--- Objective ---
Quote word for word the lines below, beginning with the first and ending with the one that has "TREND_END_PRICE = 29.58". Drop the pictures.
Start Source data
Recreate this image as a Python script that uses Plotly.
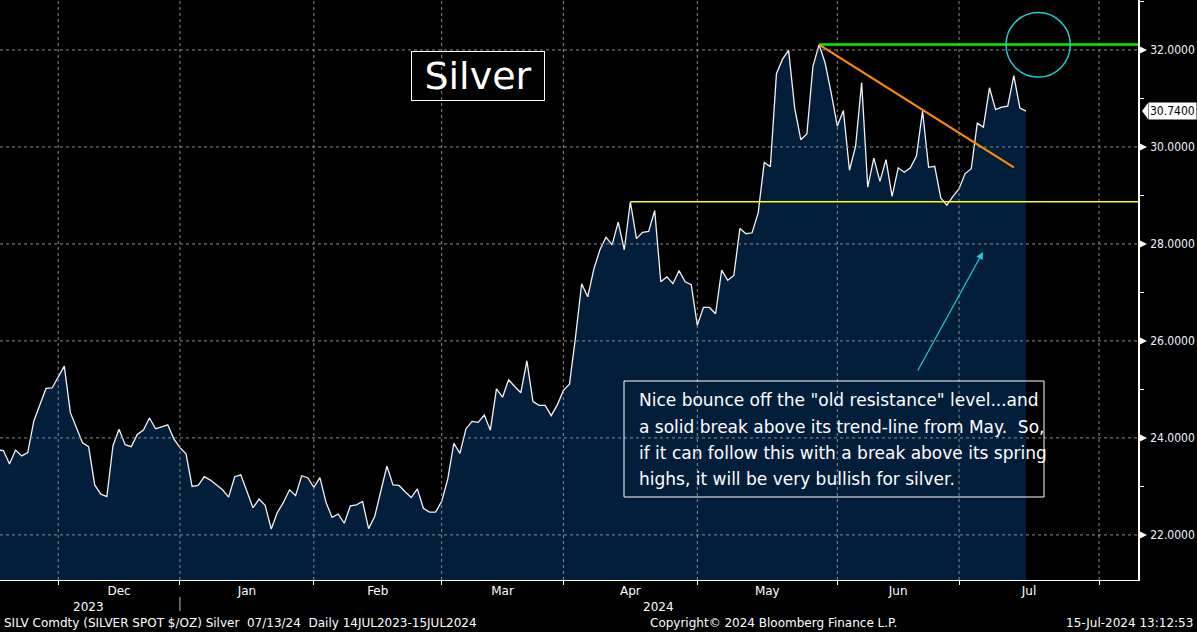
import pandas as pd
import plotly.graph_objects as go

# ---------------- data ----------------
START_DATE = "2023-11-17"
HOLIDAYS = ["2023-12-25", "2024-01-01", "2024-03-29"]

PRICES = [
    23.75, 23.74, 23.46, 23.75, 23.63, 23.70, 24.35, 24.68, 25.02, 25.03,
    25.25, 25.48, 24.52, 24.20, 23.90, 23.82, 23.03, 22.84, 22.79, 23.84,
    24.18, 23.86, 23.82, 24.07, 24.16, 24.41, 24.19, 24.23, 24.27, 23.98,
    23.80, 23.67, 23.00, 23.02, 23.20, 23.13, 23.03, 22.93, 22.78, 23.20,
    23.24, 22.91, 22.56, 22.74, 22.61, 22.12, 22.46, 22.67, 22.93, 22.81,
    23.22, 23.18, 22.98, 23.18, 22.67, 22.36, 22.43, 22.24, 22.60, 22.62,
    22.69, 22.13, 22.38, 22.90, 23.42, 23.03, 23.02, 22.89, 22.77, 22.95,
    22.55, 22.47, 22.47, 22.69, 23.15, 23.89, 23.68, 24.19, 24.34, 24.32,
    24.47, 24.16, 25.01, 24.84, 25.20, 25.06, 24.93, 25.59, 24.75, 24.67,
    24.67, 24.46, 24.68, 24.98, 25.11, 26.09, 27.18, 26.91, 27.48, 27.88,
    28.14, 27.98, 28.45, 27.88, 28.87, 28.11, 28.24, 28.26, 28.69, 27.22,
    27.32, 27.18, 27.45, 27.22, 27.16, 26.32, 26.69, 26.69, 26.56, 27.46,
    27.25, 27.35, 28.32, 28.21, 28.23, 28.64, 29.68, 29.59, 31.51, 31.81,
    31.99, 30.80, 30.15, 30.27, 31.66, 32.11, 31.73, 31.11, 30.43, 30.75,
    29.52, 30.01, 31.33, 29.17, 29.77, 29.29, 29.74, 28.98, 29.57, 29.48,
    29.57, 29.81, 30.74, 29.58, 29.60, 28.95, 28.80, 28.98, 29.14, 29.45,
    29.55, 30.49, 30.41, 31.22, 30.77, 30.82, 30.84, 31.47, 30.80, 30.74,
]
LAST_PRICE = 30.74
MONTH_LABELS = ["Dec", "Jan", "Feb", "Mar", "Apr", "May", "Jun", "Jul"]
YEAR_LABELS = ["2023", "2024"]
Y_TICKS = [22, 24, 26, 28, 30, 32]
TREND_END_PRICE = 29.58

TITLE = "Silver"
COMMENT_LINES = [
    "Nice bounce off the \"old resistance\" level...and",
    "a solid break above its trend-line from May.\u00a0 So,",
    "if it can follow this with a break above its spring",
    "highs, it will be very bullish for silver.",
]
FOOTER_LEFT = "SILV Comdty (SILVER SPOT $/OZ) Silver\u00a0 07/13/24\u00a0 Daily 14JUL2023-15JUL2024"
FOOTER_CENTER = "Copyright\u00a9 2024 Bloomberg Finance L.P."
FOOTER_RIGHT = "15-Jul-2024 13:12:53"

# ---------------- calendar ----------------
cal = pd.bdate_range(START_DATE, "2024-08-30", freq="C", holidays=HOLIDAYS)
dates = cal[: len(PRICES)]

cal_s = pd.Series(cal, index=cal)
month_first = cal_s.groupby(cal.to_period("M")).first()
month_first = month_first[month_first.index >= pd.Period("2023-12", "M")]
starts = list(month_first.values)
pos = [cal.get_loc(pd.Timestamp(d)) for d in starts]


def at(idx):
    i = int(idx)
    return cal[i] + pd.Timedelta(days=idx - i)


label_pos = [at((pos[k] + pos[k + 1]) / 2) for k in range(len(MONTH_LABELS))]

x_start = at(0.44)
x_end = at(187.4)

FONT_C = "DejaVu Sans Condensed, DejaVu Sans, sans-serif"
FONT = "DejaVu Sans, sans-serif"
GRID = "#8c8c8c"
PLOT_H = 580.0

fig = go.Figure()
fig.add_trace(go.Scatter(
    x=dates, y=PRICES, mode="lines",
    line=dict(color="#f2f2f2", width=1.3),
    fill="tozeroy", fillcolor="#031e3b",
    hoverinfo="skip", showlegend=False,
))

shapes = []
# grid lines drawn above the fill (like the reference)
for v in Y_TICKS:
    shapes.append(dict(type="line", xref="paper", x0=0, x1=1, yref="y", y0=v, y1=v,
                       line=dict(color=GRID, width=1, dash="dot"), layer="above"))
for d in starts:
    shapes.append(dict(type="line", xref="x", x0=d, x1=d, yref="paper", y0=0, y1=1,
                       line=dict(color=GRID, width=1, dash="dot"), layer="above"))

high_i = PRICES.index(max(PRICES))
res_i = 104
trend_i = 167
# old resistance (yellow)
shapes.append(dict(type="line", xref="x", x0=dates[res_i], x1=x_end, yref="y",
                   y0=PRICES[res_i], y1=PRICES[res_i],
                   line=dict(color="#ffff00", width=1.5), layer="above"))
# spring high (green)
shapes.append(dict(type="line", xref="x", x0=dates[high_i], x1=x_end, yref="y",
                   y0=PRICES[high_i], y1=PRICES[high_i],
                   line=dict(color="#00f000", width=2.5), layer="above"))
# trend line (orange)
shapes.append(dict(type="line", xref="x", x0=dates[high_i], x1=dates[trend_i], yref="y",
                   y0=PRICES[high_i], y1=TREND_END_PRICE,
                   line=dict(color="#ff8c00", width=2.2), layer="above"))
# cyan circle
shapes.append(dict(type="circle", xref="paper", x0=1006 / 1138, x1=1070.3 / 1138,
                   yref="y", y0=31.44, y1=32.77,
                   line=dict(color="#1ccfd2", width=1.5), layer="above"))
# comment box border
shapes.append(dict(type="rect", xref="paper", x0=624 / 1138, x1=1044 / 1138,
                   yref="paper", y0=1 - 497 / PLOT_H, y1=1 - 381 / PLOT_H,
                   line=dict(color="white", width=1), layer="above"))
# year separator
shapes.append(dict(type="line", xref="x", x0=starts[1], x1=starts[1], yref="paper",
                   y0=1 - 597 / PLOT_H, y1=1 - 611 / PLOT_H,
                   line=dict(color="#bbbbbb", width=1)))
# tick markers on right axis
for v in Y_TICKS:
    shapes.append(dict(type="path", xref="paper", xanchor=1, xsizemode="pixel",
                       yref="y", yanchor=v, ysizemode="pixel",
                       path="M 1,4 L 1,-4 L 9,0 Z", fillcolor="white",
                       line=dict(width=0)))
# last value pointer
shapes.append(dict(type="path", xref="paper", xanchor=1, xsizemode="pixel",
                   yref="y", yanchor=LAST_PRICE, ysizemode="pixel",
                   path="M 4,0 L 10,8 L 10,-8 Z", fillcolor="white",
                   line=dict(width=0)))

annotations = []
annotations.append(dict(
    text=TITLE, xref="paper", yref="paper", x=478 / 1138, y=1 - 76 / PLOT_H,
    xanchor="center", yanchor="middle", showarrow=False,
    font=dict(family=FONT, size=38, color="white"),
    bordercolor="white", borderwidth=1, borderpad=2, width=128, height=44,
))
line_y = [400, 426.5, 452.5, 478.5]
for t, yy in zip(COMMENT_LINES, line_y):
    annotations.append(dict(
        text=t, xref="paper", yref="paper", x=637 / 1138, y=1 - yy / PLOT_H,
        xanchor="left", yanchor="middle", showarrow=False,
        font=dict(family=FONT, size=17, color="white"),
    ))
# cyan arrow
annotations.append(dict(
    text="", xref="paper", yref="y", x=983 / 1138, y=27.835,
    ax=-66, ay=120, axref="pixel", ayref="pixel", showarrow=True,
    arrowhead=2, arrowsize=1.2, arrowwidth=1.2, arrowcolor="#1ccfd2",
))
# last value label
annotations.append(dict(
    text=f"{LAST_PRICE:.4f}", xref="paper", yref="y", x=1, y=LAST_PRICE,
    xanchor="left", yanchor="middle", xshift=10, showarrow=False,
    bgcolor="white", borderpad=1,
    font=dict(family=FONT_C, size=12, color="black"),
))
# year labels
year_pos = [cal[15], at(108.7)]
for t, d in zip(YEAR_LABELS, year_pos):
    annotations.append(dict(
        text=t, xref="x", yref="paper", x=d, y=1 - 606.5 / PLOT_H,
        xanchor="center", yanchor="middle", showarrow=False,
        font=dict(family=FONT, size=12, color="white"),
    ))
# footer
annotations.append(dict(text=FOOTER_LEFT, xref="paper", yref="paper", x=2 / 1138,
                        y=1 - 622.5 / PLOT_H, xanchor="left", yanchor="middle",
                        showarrow=False, font=dict(family=FONT, size=12, color="white")))
annotations.append(dict(text=FOOTER_CENTER, xref="paper", yref="paper", x=773 / 1138,
                        y=1 - 622.5 / PLOT_H, xanchor="center", yanchor="middle",
                        showarrow=False, font=dict(family=FONT, size=12, color="white")))
annotations.append(dict(text=FOOTER_RIGHT, xref="paper", yref="paper", x=1195 / 1138,
                        y=1 - 622.5 / PLOT_H, xanchor="right", yanchor="middle",
                        showarrow=False, font=dict(family=FONT, size=12, color="white")))

fig.update_layout(
    width=1197, height=632,
    margin=dict(l=0, r=59, t=0, b=52),
    paper_bgcolor="black", plot_bgcolor="black",
    showlegend=False,
    shapes=shapes, annotations=annotations,
    xaxis=dict(
        type="date", range=[x_start, x_end],
        rangebreaks=[dict(bounds=["sat", "mon"]), dict(values=HOLIDAYS)],
        tickmode="array", tickvals=label_pos, ticktext=MONTH_LABELS,
        ticks="", showgrid=False, zeroline=False,
        showline=True, linecolor="white", linewidth=1,
        tickfont=dict(family=FONT, size=12, color="white"),
        minor=dict(tickmode="array", tickvals=starts, ticks="outside", ticklen=4,
                   tickcolor="white", showgrid=False),
        fixedrange=True,
    ),
    yaxis=dict(
        side="right", range=[21.07, 33.03],
        tickmode="array", tickvals=Y_TICKS, tickformat=".4f",
        ticks="", showgrid=False, zeroline=False,
        showline=True, linecolor="white", linewidth=1.5,
        tickfont=dict(family=FONT_C, size=12, color="#eef4ff"),
        ticklabelstandoff=8,
        minor=dict(dtick=1, tick0=0, ticks="outside", ticklen=4,
                   tickcolor="white", showgrid=False),
        fixedrange=True,
    ),
)

fig.write_html(
    "out.html",
    config={"displayModeBar": False},
    post_script="document.body.style.margin='0';document.body.style.overflow='hidden';",
)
End Source data
--- Finished answer ---
Recreate this image as a Python script that uses Plotly.
import pandas as pd
import plotly.graph_objects as go

# ---------------- data ----------------
START_DATE = "2023-11-17"
HOLIDAYS = ["2023-12-25", "2024-01-01", "2024-03-29"]

PRICES = [
    23.75, 23.74, 23.46, 23.75, 23.63, 23.70, 24.35, 24.68, 25.02, 25.03,
    25.25, 25.48, 24.52, 24.20, 23.90, 23.82, 23.03, 22.84, 22.79, 23.84,
    24.18, 23.86, 23.82, 24.07, 24.16, 24.41, 24.19, 24.23, 24.27, 23.98,
    23.80, 23.67, 23.00, 23.02, 23.20, 23.13, 23.03, 22.93, 22.78, 23.20,
    23.24, 22.91, 22.56, 22.74, 22.61, 22.12, 22.46, 22.67, 22.93, 22.81,
    23.22, 23.18, 22.98, 23.18, 22.67, 22.36, 22.43, 22.24, 22.60, 22.62,
    22.69, 22.13, 22.38, 22.90, 23.42, 23.03, 23.02, 22.89, 22.77, 22.95,
    22.55, 22.47, 22.47, 22.69, 23.15, 23.89, 23.68, 24.19, 24.34, 24.32,
    24.47, 24.16, 25.01, 24.84, 25.20, 25.06, 24.93, 25.59, 24.75, 24.67,
    24.67, 24.46, 24.68, 24.98, 25.11, 26.09, 27.18, 26.91, 27.48, 27.88,
    28.14, 27.98, 28.45, 27.88, 28.87, 28.11, 28.24, 28.26, 28.69, 27.22,
    27.32, 27.18, 27.45, 27.22, 27.16, 26.32, 26.69, 26.69, 26.56, 27.46,
    27.25, 27.35, 28.32, 28.21, 28.23, 28.64, 29.68, 29.59, 31.51, 31.81,
    31.99, 30.80, 30.15, 30.27, 31.66, 32.11, 31.73, 31.11, 30.43, 30.75,
    29.52, 30.01, 31.33, 29.17, 29.77, 29.29, 29.74, 28.98, 29.57, 29.48,
    29.57, 29.81, 30.74, 29.58, 29.60, 28.95, 28.80, 28.98, 29.14, 29.45,
    29.55, 30.49, 30.41, 31.22, 30.77, 30.82, 30.84, 31.47, 30.80, 30.74,
]
LAST_PRICE = 30.74
MONTH_LABELS = ["Dec", "Jan", "Feb", "Mar", "Apr", "May", "Jun", "Jul"]
YEAR_LABELS = ["2023", "2024"]
Y_TICKS = [22, 24, 26, 28, 30, 32]
TREND_END_PRICE = 29.58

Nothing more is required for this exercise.